> **Given request**: Copy the listing below in full and skip every picture.

[Code that draws figures]
▶

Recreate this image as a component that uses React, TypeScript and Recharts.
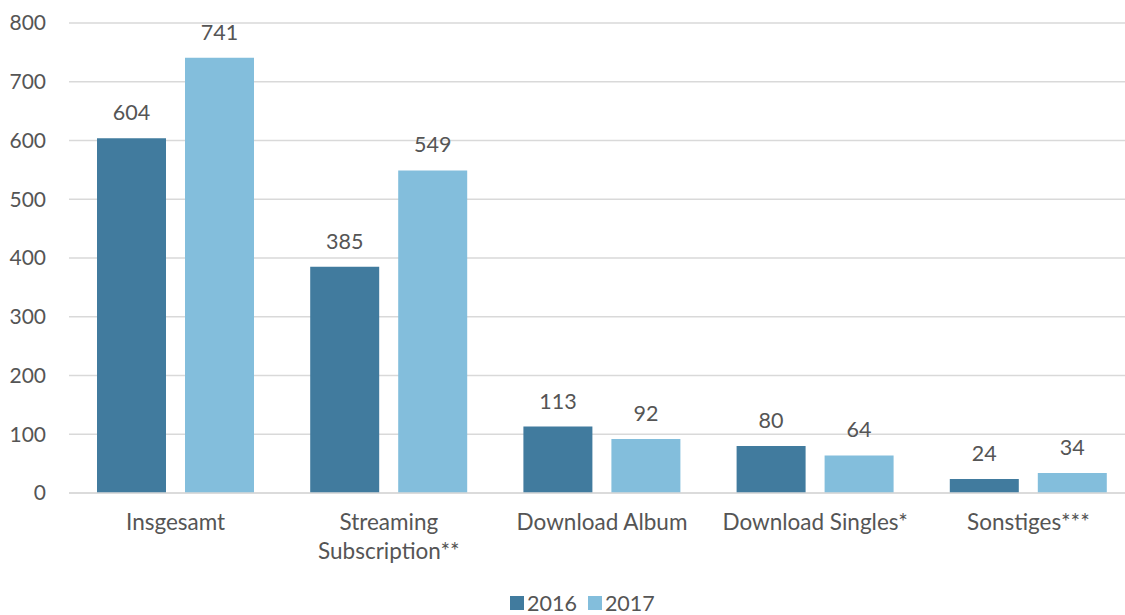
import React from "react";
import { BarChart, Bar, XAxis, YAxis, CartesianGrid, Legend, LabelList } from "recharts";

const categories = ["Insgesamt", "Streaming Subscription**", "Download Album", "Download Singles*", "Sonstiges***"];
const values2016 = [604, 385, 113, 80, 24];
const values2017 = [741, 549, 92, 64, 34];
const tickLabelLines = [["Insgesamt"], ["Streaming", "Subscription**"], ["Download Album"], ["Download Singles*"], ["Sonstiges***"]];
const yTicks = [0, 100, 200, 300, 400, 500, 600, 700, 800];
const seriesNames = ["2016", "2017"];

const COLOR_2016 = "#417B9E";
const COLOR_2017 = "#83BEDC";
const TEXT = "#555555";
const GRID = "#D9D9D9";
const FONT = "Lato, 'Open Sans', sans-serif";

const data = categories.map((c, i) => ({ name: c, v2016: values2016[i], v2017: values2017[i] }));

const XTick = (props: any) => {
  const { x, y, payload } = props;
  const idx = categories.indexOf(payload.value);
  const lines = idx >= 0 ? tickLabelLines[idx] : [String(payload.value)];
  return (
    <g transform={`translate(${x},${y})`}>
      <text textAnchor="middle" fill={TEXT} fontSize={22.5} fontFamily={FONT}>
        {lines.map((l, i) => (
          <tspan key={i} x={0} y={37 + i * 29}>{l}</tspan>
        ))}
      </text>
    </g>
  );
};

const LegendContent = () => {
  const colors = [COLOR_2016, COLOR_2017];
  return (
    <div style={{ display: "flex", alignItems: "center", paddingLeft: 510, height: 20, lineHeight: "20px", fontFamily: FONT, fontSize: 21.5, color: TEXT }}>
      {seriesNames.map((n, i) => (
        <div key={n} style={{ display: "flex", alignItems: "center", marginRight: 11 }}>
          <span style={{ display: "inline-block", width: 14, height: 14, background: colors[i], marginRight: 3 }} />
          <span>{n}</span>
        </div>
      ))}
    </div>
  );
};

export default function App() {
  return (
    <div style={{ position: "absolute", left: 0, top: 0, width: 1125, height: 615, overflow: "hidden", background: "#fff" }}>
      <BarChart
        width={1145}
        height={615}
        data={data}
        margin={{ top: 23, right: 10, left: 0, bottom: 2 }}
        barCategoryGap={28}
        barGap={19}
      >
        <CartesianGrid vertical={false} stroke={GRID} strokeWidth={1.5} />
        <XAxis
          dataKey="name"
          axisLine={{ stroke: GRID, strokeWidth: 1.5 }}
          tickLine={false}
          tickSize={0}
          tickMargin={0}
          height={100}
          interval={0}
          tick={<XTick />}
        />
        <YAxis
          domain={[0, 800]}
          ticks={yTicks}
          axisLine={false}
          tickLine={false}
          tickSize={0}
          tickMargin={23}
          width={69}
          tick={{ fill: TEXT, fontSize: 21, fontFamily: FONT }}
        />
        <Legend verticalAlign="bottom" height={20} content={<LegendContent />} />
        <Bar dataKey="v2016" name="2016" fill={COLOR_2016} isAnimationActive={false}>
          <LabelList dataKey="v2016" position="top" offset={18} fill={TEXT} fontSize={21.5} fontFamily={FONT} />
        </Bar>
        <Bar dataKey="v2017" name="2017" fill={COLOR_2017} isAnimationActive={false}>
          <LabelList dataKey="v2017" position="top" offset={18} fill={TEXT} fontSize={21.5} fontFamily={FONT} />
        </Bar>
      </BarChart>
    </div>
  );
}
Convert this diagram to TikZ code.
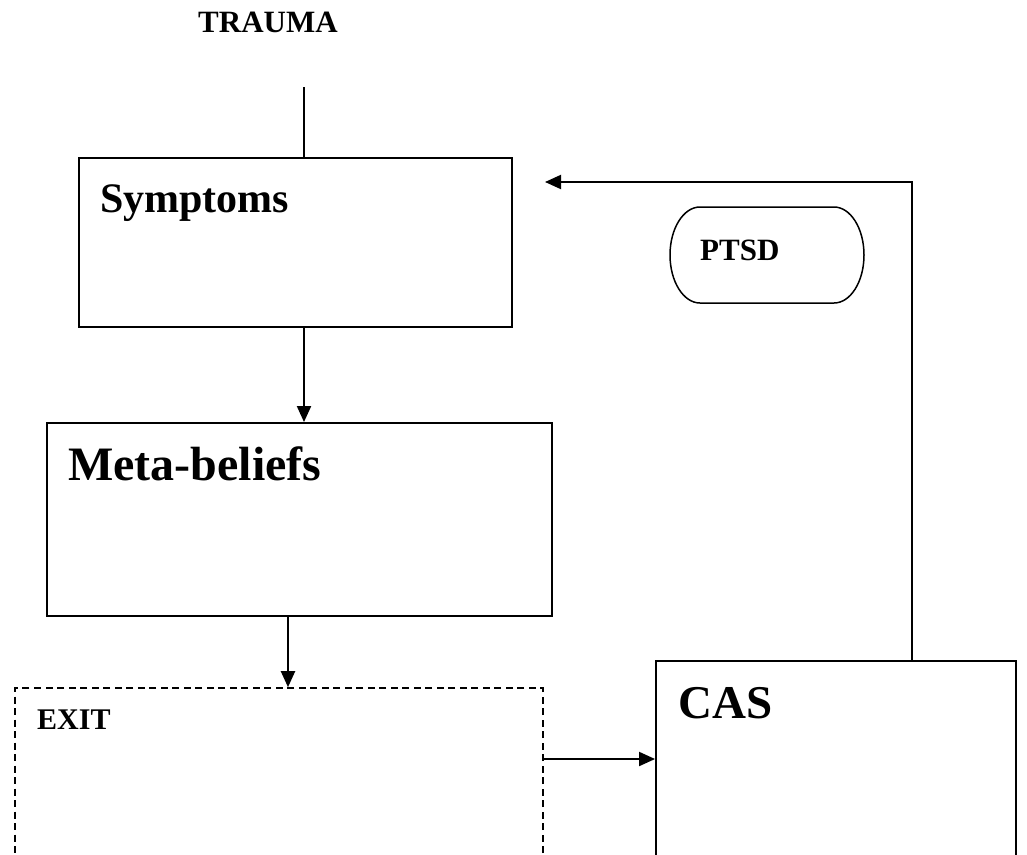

◀

> **Finished task**:
Recreate this image as a component that uses React, TypeScript and Recharts.
import React from "react";
import { BarChart, Bar, XAxis, YAxis, CartesianGrid, Legend, LabelList } from "recharts";

const categories = ["Insgesamt", "Streaming Subscription**", "Download Album", "Download Singles*", "Sonstiges***"];
const values2016 = [604, 385, 113, 80, 24];
const values2017 = [741, 549, 92, 64, 34];
const tickLabelLines = [["Insgesamt"], ["Streaming", "Subscription**"], ["Download Album"], ["Download Singles*"], ["Sonstiges***"]];
const yTicks = [0, 100, 200, 300, 400, 500, 600, 700, 800];
const seriesNames = ["2016", "2017"];

const COLOR_2016 = "#417B9E";
const COLOR_2017 = "#83BEDC";
const TEXT = "#555555";
const GRID = "#D9D9D9";
const FONT = "Lato, 'Open Sans', sans-serif";

const data = categories.map((c, i) => ({ name: c, v2016: values2016[i], v2017: values2017[i] }));

const XTick = (props: any) => {
  const { x, y, payload } = props;
  const idx = categories.indexOf(payload.value);
  const lines = idx >= 0 ? tickLabelLines[idx] : [String(payload.value)];
  return (
    <g transform={`translate(${x},${y})`}>
      <text textAnchor="middle" fill={TEXT} fontSize={22.5} fontFamily={FONT}>
        {lines.map((l, i) => (
          <tspan key={i} x={0} y={37 + i * 29}>{l}</tspan>
        ))}
      </text>
    </g>
  );
};

const LegendContent = () => {
  const colors = [COLOR_2016, COLOR_2017];
  return (
    <div style={{ display: "flex", alignItems: "center", paddingLeft: 510, height: 20, lineHeight: "20px", fontFamily: FONT, fontSize: 21.5, color: TEXT }}>
      {seriesNames.map((n, i) => (
        <div key={n} style={{ display: "flex", alignItems: "center", marginRight: 11 }}>
          <span style={{ display: "inline-block", width: 14, height: 14, background: colors[i], marginRight: 3 }} />
          <span>{n}</span>
        </div>
      ))}
    </div>
  );
};

export default function App() {
  return (
    <div style={{ position: "absolute", left: 0, top: 0, width: 1125, height: 615, overflow: "hidden", background: "#fff" }}>
      <BarChart
        width={1145}
        height={615}
        data={data}
        margin={{ top: 23, right: 10, left: 0, bottom: 2 }}
        barCategoryGap={28}
        barGap={19}
      >
        <CartesianGrid vertical={false} stroke={GRID} strokeWidth={1.5} />
        <XAxis
          dataKey="name"
          axisLine={{ stroke: GRID, strokeWidth: 1.5 }}
          tickLine={false}
          tickSize={0}
          tickMargin={0}
          height={100}
          interval={0}
          tick={<XTick />}
        />
        <YAxis
          domain={[0, 800]}
          ticks={yTicks}
          axisLine={false}
          tickLine={false}
          tickSize={0}
          tickMargin={23}
          width={69}
          tick={{ fill: TEXT, fontSize: 21, fontFamily: FONT }}
        />
        <Legend verticalAlign="bottom" height={20} content={<LegendContent />} />
        <Bar dataKey="v2016" name="2016" fill={COLOR_2016} isAnimationActive={false}>
          <LabelList dataKey="v2016" position="top" offset={18} fill={TEXT} fontSize={21.5} fontFamily={FONT} />
        </Bar>
        <Bar dataKey="v2017" name="2017" fill={COLOR_2017} isAnimationActive={false}>
          <LabelList dataKey="v2017" position="top" offset={18} fill={TEXT} fontSize={21.5} fontFamily={FONT} />
        </Bar>
      </BarChart>
    </div>
  );
}
Convert this diagram to TikZ code.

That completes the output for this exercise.